Mandy runs screaming, yipping at the top of her lungs from the manure pile. The cat runs up to Mandy trying to figure out what is wrong with her. I grab the puppy and hold her. She's biting at her behind. I assume she was stung by a hornet or wasp in the flowers around the manure. Dawn rushes out of the house and walks the hundred yards toward the middle of our expansive " back yard". Then, I slap my forehead. Mandy brushed against the electric fence. I pay no attention the the single wire running near the ground. The cat slinks below the wire, hip to the current pulsing through it.

Mandy is busted twice to her dog house and penned up area yesterday. She runs down the lane which is our driveway paying no heed to my exhortations or threats. A little further down the lane it turns and connects with the state highway. The county is quick to spend stimulus money widening the highway, making it safer for winter traffic. Dump trucks, road graders, pick-up trucks pulling long cattle trailers and an assortment of beer and milk trucks run highway 131 daily. Pucci, the cat runs with me out of concern for the puppy as I intercept her at the top of the hill. When she's allowed to run free, she seems contrite, yet I check the windows frequently, for signs that she's nearby.

In the evening Mandy's learned that she can leap on my lap as I sit in the recliner, if the leg rest is at the right angle. She snurfles my ears giving them a quick wash and jumps down to gnaw at a rawhide toy. I ask the dog to come out with me at dusk to help round up the cat. Either from her barking at bats flying in circles over the front yard or because of her mile a minute crazy running in circles, the Pooch quickly appears to check out the commotion. Flies have been amassing on the window and door screens toward dusk. It's a prelude to the fall Japanese beetle invasion. I pick up the cat not wanting to wait for him to decide if he wants to come inside for the night. It also saves him from a quick nip at the ears by Mandy. No matter how quickly I try to get both animals inside, in the morning I spend fifteen minutes swatting flies and vacuuming the floor of carcasses.

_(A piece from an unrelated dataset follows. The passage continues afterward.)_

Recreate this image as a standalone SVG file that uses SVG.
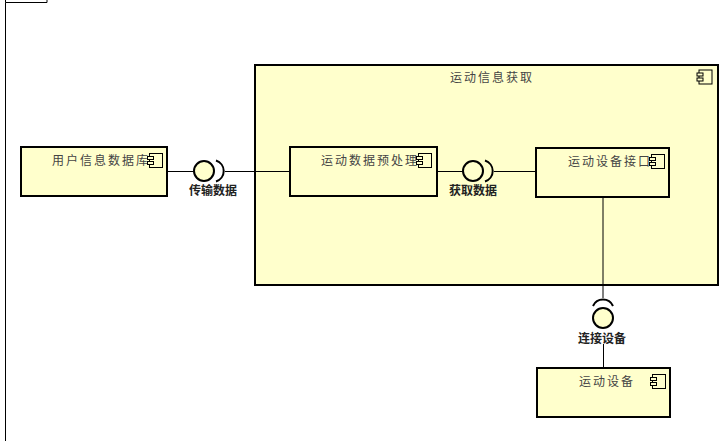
<svg xmlns="http://www.w3.org/2000/svg" width="728" height="441" viewBox="0 0 728 441">
<style>
text{font-family:"Noto Sans CJK SC","Liberation Sans",sans-serif}
.n{fill:#FFFFCC;stroke:#000;stroke-width:2}
.t{font-size:12px;letter-spacing:2px;fill:#444}
.b{font-size:12px;font-weight:bold;fill:#222;text-anchor:middle}
.l{fill:none;stroke:#000;stroke-width:1}
.c{fill:#FFFFCC;stroke:#000;stroke-width:2}
.a{fill:none;stroke:#000;stroke-width:2}
.i{fill:#FFFFCC;stroke:#000;stroke-width:1}
</style>
<defs>
<g id="ic"><rect class="i" x="2" y="0" width="13" height="14"/><rect class="i" x="0" y="3" width="6" height="3"/><rect class="i" x="0" y="8" width="6" height="3"/></g>
</defs>
<rect width="728" height="441" fill="#fff"/>
<g id="frame"><path d="M5.500 441V2.500H47V0" fill="none" stroke="#000"/><path d="M5.500 2.500V0" fill="none" stroke="#000"/></g>
<g id="n-outer"><rect class="n" x="255" y="65" width="463" height="220"/><text class="t" x="450" y="82">运动信息获取</text><use href="#ic" x="697" y="70"/></g>
<g id="connectors">
<path class="l" d="M168 171.500H194M225 171.500H290M437 171.500H463M494 171.500H536M603 197V298M603.500 344V368"/>
</g>
<g id="n-user"><rect class="n" x="21" y="147" width="146" height="49"/><text class="t" x="52" y="165">用户信息数据库</text><use href="#ic" x="147.500" y="153.500"/></g>
<g id="n-pre"><rect class="n" x="290" y="147" width="147" height="49"/><text class="t" x="321" y="165">运动数据预处理</text><use href="#ic" x="416.500" y="153.500"/></g>
<g id="n-iface"><rect class="n" x="536" y="148" width="133" height="49"/><text class="t" x="568" y="166">运动设备接口</text><use href="#ic" x="649.500" y="154.500"/></g>
<g id="n-dev"><rect class="n" x="537" y="368" width="133" height="49"/><text class="t" x="579" y="386">运动设备</text><use href="#ic" x="650.500" y="374.500"/></g>
<g id="i-transfer"><circle class="c" cx="204" cy="171" r="10"/><path class="a" d="M216 160.500A11 11 0 0 1 216 181.500"/><text class="b" x="213" y="195">传输数据</text></g>
<g id="i-fetch"><circle class="c" cx="473" cy="171" r="10"/><path class="a" d="M485 160.500A11 11 0 0 1 485 181.500"/><text class="b" x="473" y="195">获取数据</text></g>
<g id="i-connect"><circle class="c" cx="603" cy="318" r="10"/><path class="a" d="M593 306A11 11 0 0 1 613 306"/><text class="b" x="602" y="343">连接设备</text></g>
</svg>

I stifle an urge to find my Peter, Paul and Mary album. It's one of the first albums I bought as a youngster along with early Rolling Stones and the Kingston Trio. Chop wood , carry water, the Zen advice when you're stumped with a problem or stuck in a rut works well for me. I toss chair covers in the wash, vacuum cat hair off a side chair, sweep up nacho crumbs from last night's movie experience-Frost and Nixon, turn another chair against the wall so the cat isn't tempted to use it as a scratching post and put away beef jerky I made a few days ago. I check the kids outside. Both are quiet. Aw shucks.